The Mt. Fleming area was revisited to complete a study of the Weller Coal Measures initiated the previous 1978-79 season. Further outcrops of the coal measures in the "cirque basin" at Mt. Fleming were measured and described in detail. These latest data complete the detailed three dimensional coverage of the outcrops which is required to determine the depositional history of the Weller Coal Measures. The new information has also helped to confirm and refine the interpretation of several features found the previous season.

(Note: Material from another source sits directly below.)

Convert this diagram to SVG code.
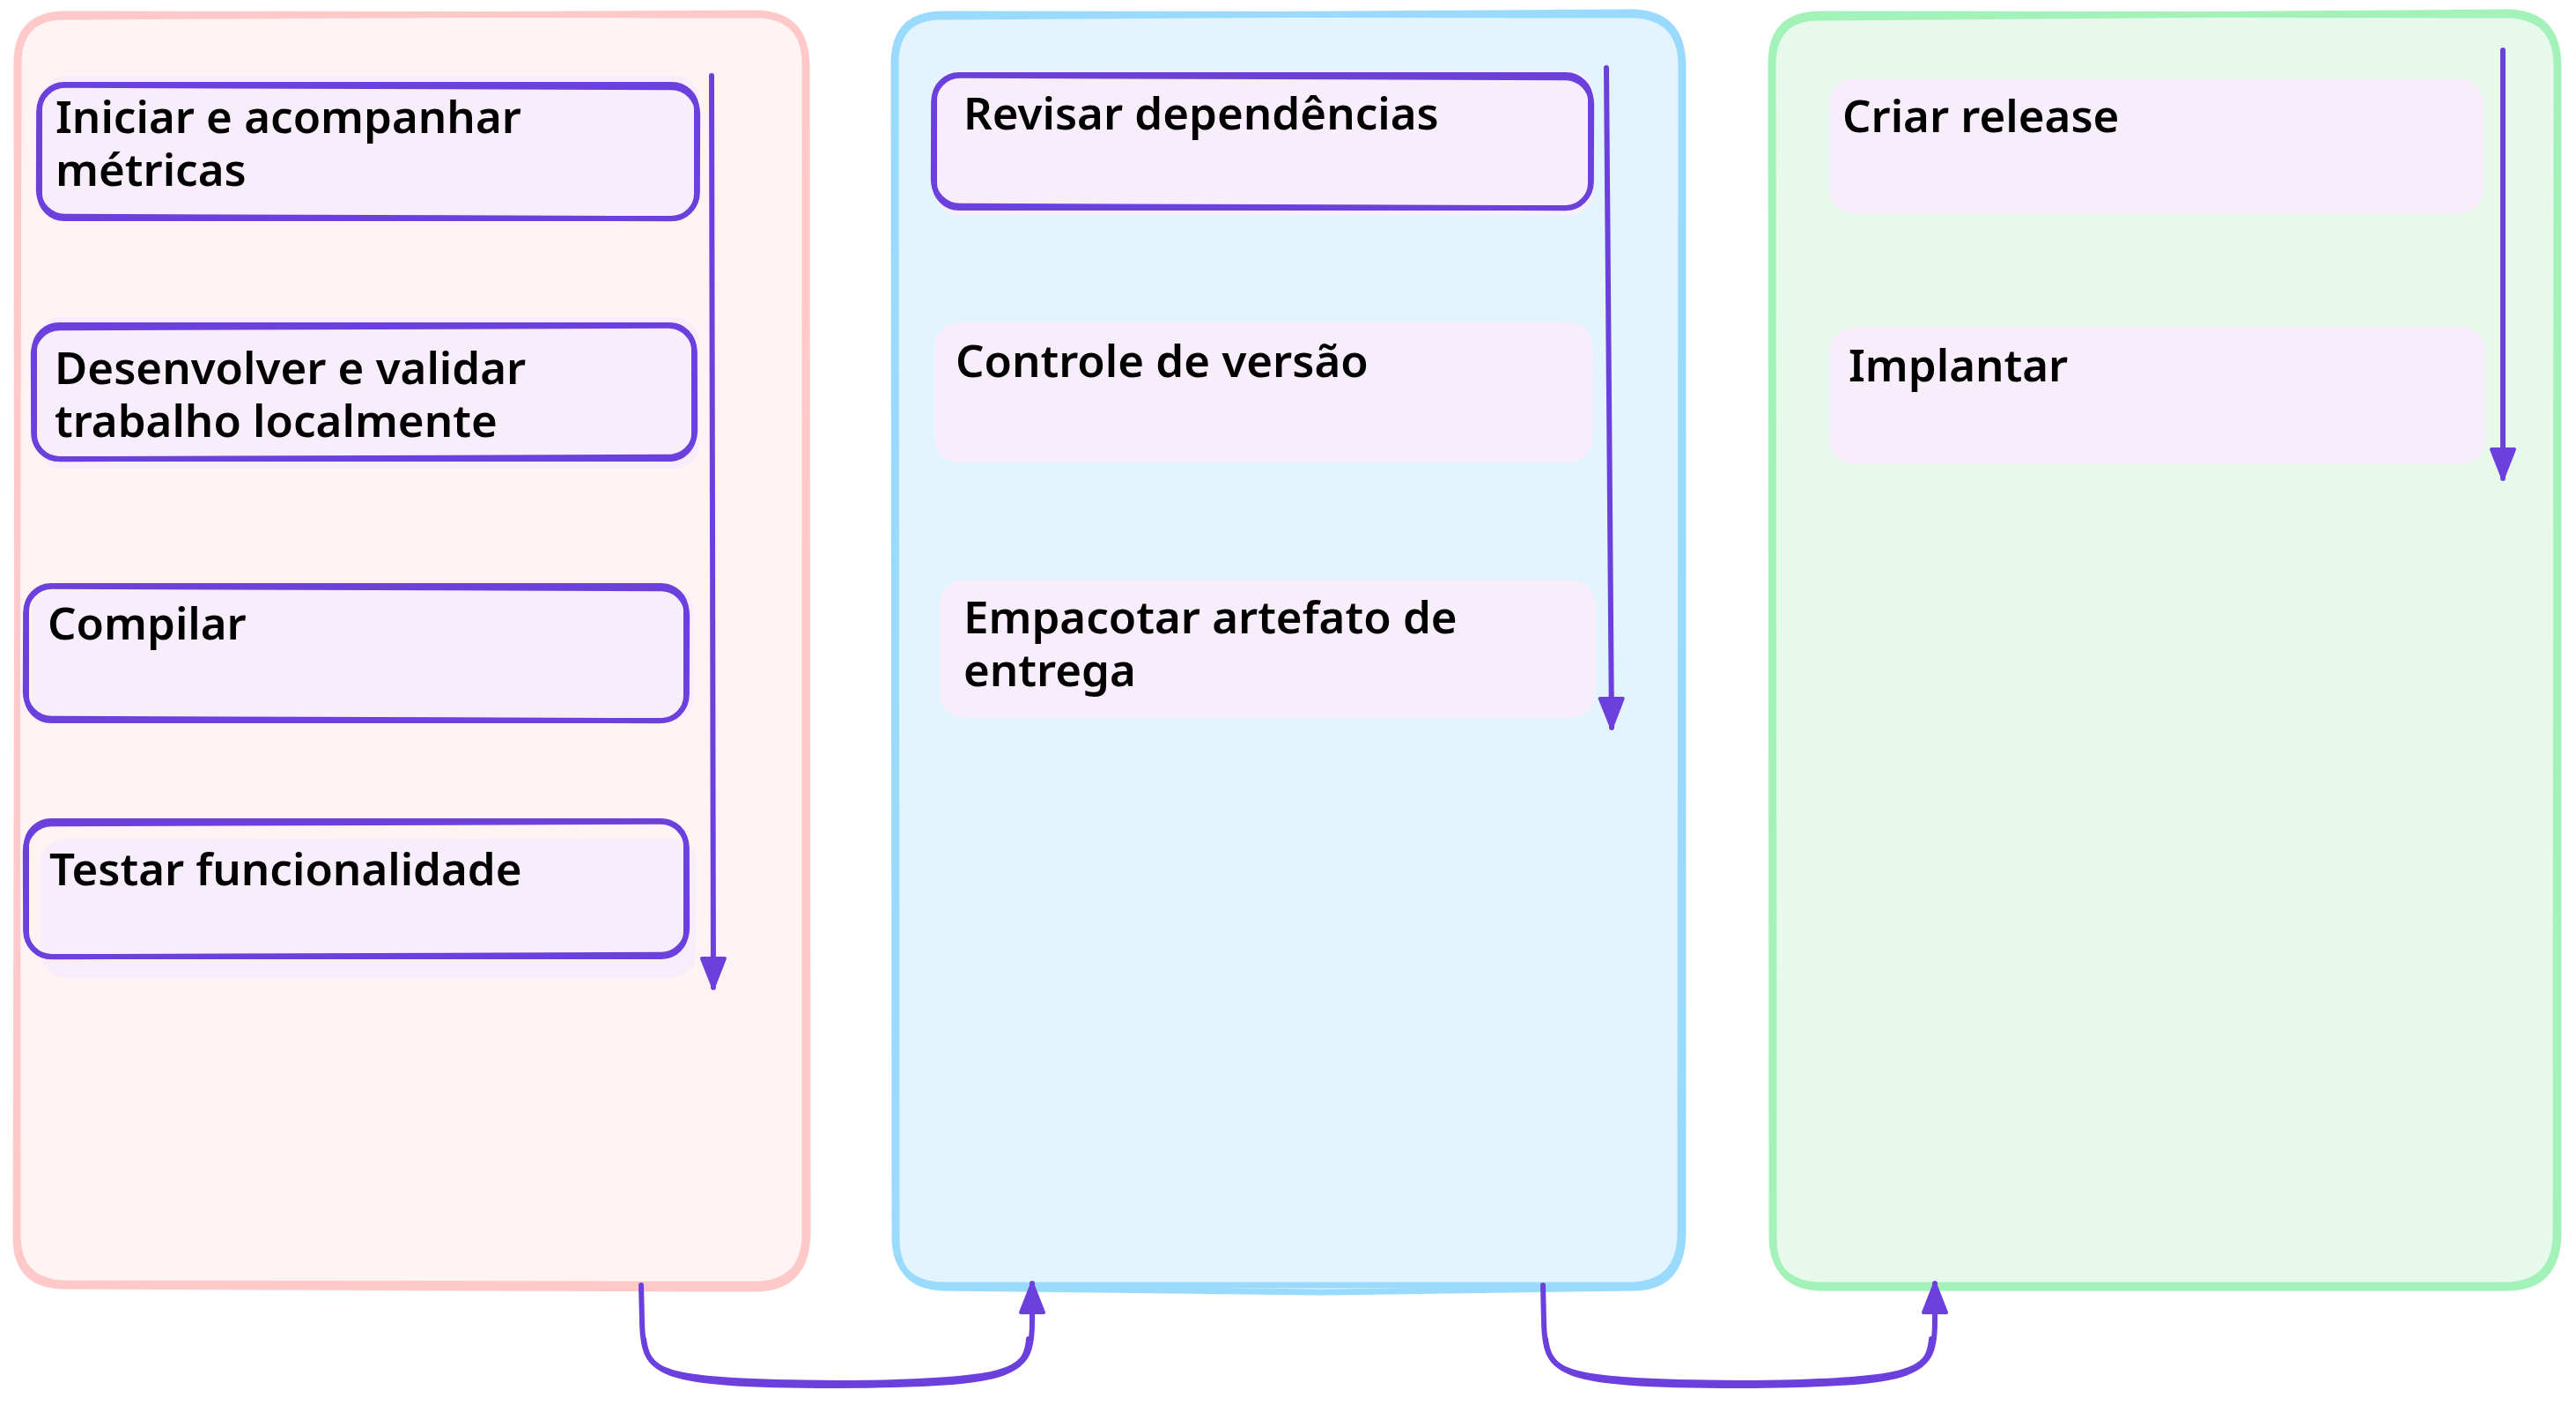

In southern Victoria Land the alluvial Weller Coal Measures are deposited on the Pyramid Erosion Surface (P.E.S.) overlying the Permian Metschel Tillite. Barrett and Kyle (1975) has already shown from evidence at Mt. Fleming that the "time gap" represented by the Pyramid Erosion Surface is small. Work this year has shown that a pod comprising tillite interbedded with carbonaceous shale (Plate IX) is stratigraphically equivalent to a thin laterally extensive sandstone bed containing dispersed clasts and carbonaceous material. These three lithologies are considered facies of the Metschel Tillite. In some places the pyramid Erosion Surface has formed on the sandstone bed. In others, however, sandstone of the Metshcel Tillite appears to grade into the lowest shale lenses of the Weller Goal Measures.

At Mt. Fleming the Metschel Tillite facies are interpreted to have been deposited in glacial and proglacial environments. Small fluctuations of the ice front incorporated vegetation growing around the ice margin. The basal Weller Coal Measures were deposited immediately after the final ice retreat in a periglacial climate. The lithofacies association suggests deposition from a meandering stream system and this will be checked from analysis of the paleocurrent measurements taken from the coal measures. This will show more precisely the directions of current flow and the sinuosity of the depositing river. The paleocurrent directions from the outcrops at Mt. Fleming also will be compared with the directions from Shapeless Mt. 20 km away where the coal measures are very similar.

Three thin calcareous beds (av 100 mm) previously described by Barrett & Webb (1973) and Bradshaw (in press) were traced over a large area of Mt. Fleming this season. The trace of the outcrop delineates an area of about 10 square kilometres. Three very similar calcareous beds were also found in the same stratigraphic position at Shapeless Mtn. about 20 km away. It is inferred that the depositional environment in which these beds accumulated coexisted at both localities and that the environment was laterally continuous over 20 km.

Bradshaw (in press) has found analcime zeolite associated with the upper calcareous bed at Mt. Fleming and interpreted the analcime to have formed from evaporation. This season symmetrical ripple marks (Plate X) were found in the same bed (Bradshaws main horizon) and indicate subaqueous accumulation.

By determining whether the ripples are wave or current formed it is hoped to define precisely the depositional environment.

A point of interest last season was the finding of paleosols at Mt. Bastion and Mt. Fleming that appeared to have formed under cool temperate conditions in the Permian. This season similar paleosols were found higher in the sequence in the upper part of the Feather Conglomerate at Horseshoe Mtn. A comparison of the paleosols shows that both have a well-developed gammate structure in the greenish clay-rich upper horizon and an iron accumulation zone in the lower clay-deficient horizon.

The paleosols are interpreted to have formed under similar climates yet the nature of the flood plans on which they developed were quite different.